=== STORED DATA ===
════════
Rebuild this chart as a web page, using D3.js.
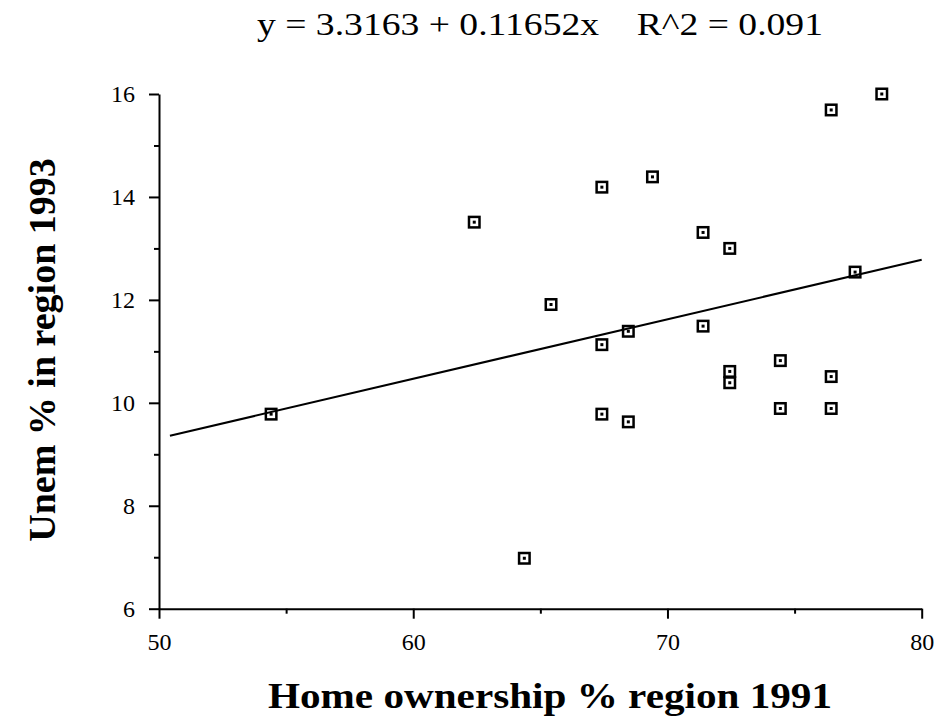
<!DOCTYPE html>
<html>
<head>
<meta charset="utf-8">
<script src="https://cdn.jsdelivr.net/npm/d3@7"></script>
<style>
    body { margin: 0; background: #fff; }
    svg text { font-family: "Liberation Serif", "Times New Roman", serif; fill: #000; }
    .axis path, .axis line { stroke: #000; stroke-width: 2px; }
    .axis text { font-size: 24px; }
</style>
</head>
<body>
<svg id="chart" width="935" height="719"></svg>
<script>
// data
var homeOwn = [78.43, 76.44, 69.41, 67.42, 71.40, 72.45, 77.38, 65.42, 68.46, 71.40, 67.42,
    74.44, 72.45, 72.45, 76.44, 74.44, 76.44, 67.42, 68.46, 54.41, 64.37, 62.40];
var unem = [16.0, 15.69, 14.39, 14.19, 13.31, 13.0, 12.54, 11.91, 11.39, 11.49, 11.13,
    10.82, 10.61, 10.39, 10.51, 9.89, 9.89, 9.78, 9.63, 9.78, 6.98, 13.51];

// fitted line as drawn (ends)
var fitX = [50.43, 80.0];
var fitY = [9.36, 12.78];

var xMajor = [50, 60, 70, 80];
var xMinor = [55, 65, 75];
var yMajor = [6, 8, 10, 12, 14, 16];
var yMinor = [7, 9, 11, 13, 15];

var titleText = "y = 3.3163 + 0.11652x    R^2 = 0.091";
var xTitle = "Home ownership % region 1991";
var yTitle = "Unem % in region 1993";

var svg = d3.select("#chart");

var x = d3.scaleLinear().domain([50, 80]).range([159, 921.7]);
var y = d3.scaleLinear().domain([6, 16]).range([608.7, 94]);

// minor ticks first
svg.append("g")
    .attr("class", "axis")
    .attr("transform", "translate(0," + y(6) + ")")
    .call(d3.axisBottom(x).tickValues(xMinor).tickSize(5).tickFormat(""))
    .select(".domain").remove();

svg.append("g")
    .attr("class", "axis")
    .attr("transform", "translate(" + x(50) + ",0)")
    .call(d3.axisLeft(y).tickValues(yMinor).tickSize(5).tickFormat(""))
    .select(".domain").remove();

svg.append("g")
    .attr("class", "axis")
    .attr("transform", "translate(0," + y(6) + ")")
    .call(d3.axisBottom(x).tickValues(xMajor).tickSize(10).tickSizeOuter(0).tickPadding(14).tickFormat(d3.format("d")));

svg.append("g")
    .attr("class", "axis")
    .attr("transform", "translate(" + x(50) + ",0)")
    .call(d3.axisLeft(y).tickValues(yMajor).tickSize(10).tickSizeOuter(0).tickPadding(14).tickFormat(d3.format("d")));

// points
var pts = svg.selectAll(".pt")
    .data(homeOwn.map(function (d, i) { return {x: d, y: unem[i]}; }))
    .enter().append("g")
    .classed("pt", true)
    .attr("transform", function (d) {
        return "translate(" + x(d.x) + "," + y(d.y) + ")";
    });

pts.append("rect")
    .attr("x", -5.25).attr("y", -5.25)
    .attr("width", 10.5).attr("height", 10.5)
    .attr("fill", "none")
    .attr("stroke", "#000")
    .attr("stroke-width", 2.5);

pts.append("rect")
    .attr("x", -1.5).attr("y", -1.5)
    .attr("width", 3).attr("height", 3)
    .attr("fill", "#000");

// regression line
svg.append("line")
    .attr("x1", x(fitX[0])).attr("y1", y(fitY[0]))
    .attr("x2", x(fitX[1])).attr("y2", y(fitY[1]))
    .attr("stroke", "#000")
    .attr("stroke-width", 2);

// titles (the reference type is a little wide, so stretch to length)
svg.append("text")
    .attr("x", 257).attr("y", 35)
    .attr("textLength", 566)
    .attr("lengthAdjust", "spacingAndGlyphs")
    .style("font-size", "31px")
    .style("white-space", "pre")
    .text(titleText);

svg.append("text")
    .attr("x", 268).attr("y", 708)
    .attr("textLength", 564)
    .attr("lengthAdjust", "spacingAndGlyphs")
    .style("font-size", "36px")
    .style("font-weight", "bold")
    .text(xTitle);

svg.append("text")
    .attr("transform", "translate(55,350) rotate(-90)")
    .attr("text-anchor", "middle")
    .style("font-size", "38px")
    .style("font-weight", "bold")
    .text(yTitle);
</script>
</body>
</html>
════════
=== DO THIS ===
Quote the preceding listing precisely and completely, omitting its images.

=== REPLY ===
Rebuild this chart as a web page, using D3.js.
<!DOCTYPE html>
<html>
<head>
<meta charset="utf-8">
<script src="https://cdn.jsdelivr.net/npm/d3@7"></script>
<style>
    body { margin: 0; background: #fff; }
    svg text { font-family: "Liberation Serif", "Times New Roman", serif; fill: #000; }
    .axis path, .axis line { stroke: #000; stroke-width: 2px; }
    .axis text { font-size: 24px; }
</style>
</head>
<body>
<svg id="chart" width="935" height="719"></svg>
<script>
// data
var homeOwn = [78.43, 76.44, 69.41, 67.42, 71.40, 72.45, 77.38, 65.42, 68.46, 71.40, 67.42,
    74.44, 72.45, 72.45, 76.44, 74.44, 76.44, 67.42, 68.46, 54.41, 64.37, 62.40];
var unem = [16.0, 15.69, 14.39, 14.19, 13.31, 13.0, 12.54, 11.91, 11.39, 11.49, 11.13,
    10.82, 10.61, 10.39, 10.51, 9.89, 9.89, 9.78, 9.63, 9.78, 6.98, 13.51];

// fitted line as drawn (ends)
var fitX = [50.43, 80.0];
var fitY = [9.36, 12.78];

var xMajor = [50, 60, 70, 80];
var xMinor = [55, 65, 75];
var yMajor = [6, 8, 10, 12, 14, 16];
var yMinor = [7, 9, 11, 13, 15];

var titleText = "y = 3.3163 + 0.11652x    R^2 = 0.091";
var xTitle = "Home ownership % region 1991";
var yTitle = "Unem % in region 1993";

var svg = d3.select("#chart");

var x = d3.scaleLinear().domain([50, 80]).range([159, 921.7]);
var y = d3.scaleLinear().domain([6, 16]).range([608.7, 94]);

// minor ticks first
svg.append("g")
    .attr("class", "axis")
    .attr("transform", "translate(0," + y(6) + ")")
    .call(d3.axisBottom(x).tickValues(xMinor).tickSize(5).tickFormat(""))
    .select(".domain").remove();

svg.append("g")
    .attr("class", "axis")
    .attr("transform", "translate(" + x(50) + ",0)")
    .call(d3.axisLeft(y).tickValues(yMinor).tickSize(5).tickFormat(""))
    .select(".domain").remove();

svg.append("g")
    .attr("class", "axis")
    .attr("transform", "translate(0," + y(6) + ")")
    .call(d3.axisBottom(x).tickValues(xMajor).tickSize(10).tickSizeOuter(0).tickPadding(14).tickFormat(d3.format("d")));

svg.append("g")
    .attr("class", "axis")
    .attr("transform", "translate(" + x(50) + ",0)")
    .call(d3.axisLeft(y).tickValues(yMajor).tickSize(10).tickSizeOuter(0).tickPadding(14).tickFormat(d3.format("d")));

// points
var pts = svg.selectAll(".pt")
    .data(homeOwn.map(function (d, i) { return {x: d, y: unem[i]}; }))
    .enter().append("g")
    .classed("pt", true)
    .attr("transform", function (d) {
        return "translate(" + x(d.x) + "," + y(d.y) + ")";
    });

pts.append("rect")
    .attr("x", -5.25).attr("y", -5.25)
    .attr("width", 10.5).attr("height", 10.5)
    .attr("fill", "none")
    .attr("stroke", "#000")
    .attr("stroke-width", 2.5);

pts.append("rect")
    .attr("x", -1.5).attr("y", -1.5)
    .attr("width", 3).attr("height", 3)
    .attr("fill", "#000");

// regression line
svg.append("line")
    .attr("x1", x(fitX[0])).attr("y1", y(fitY[0]))
    .attr("x2", x(fitX[1])).attr("y2", y(fitY[1]))
    .attr("stroke", "#000")
    .attr("stroke-width", 2);

// titles (the reference type is a little wide, so stretch to length)
svg.append("text")
    .attr("x", 257).attr("y", 35)
    .attr("textLength", 566)
    .attr("lengthAdjust", "spacingAndGlyphs")
    .style("font-size", "31px")
    .style("white-space", "pre")
    .text(titleText);

svg.append("text")
    .attr("x", 268).attr("y", 708)
    .attr("textLength", 564)
    .attr("lengthAdjust", "spacingAndGlyphs")
    .style("font-size", "36px")
    .style("font-weight", "bold")
    .text(xTitle);

svg.append("text")
    .attr("transform", "translate(55,350) rotate(-90)")
    .attr("text-anchor", "middle")
    .style("font-size", "38px")
    .style("font-weight", "bold")
    .text(yTitle);
</script>
</body>
</html>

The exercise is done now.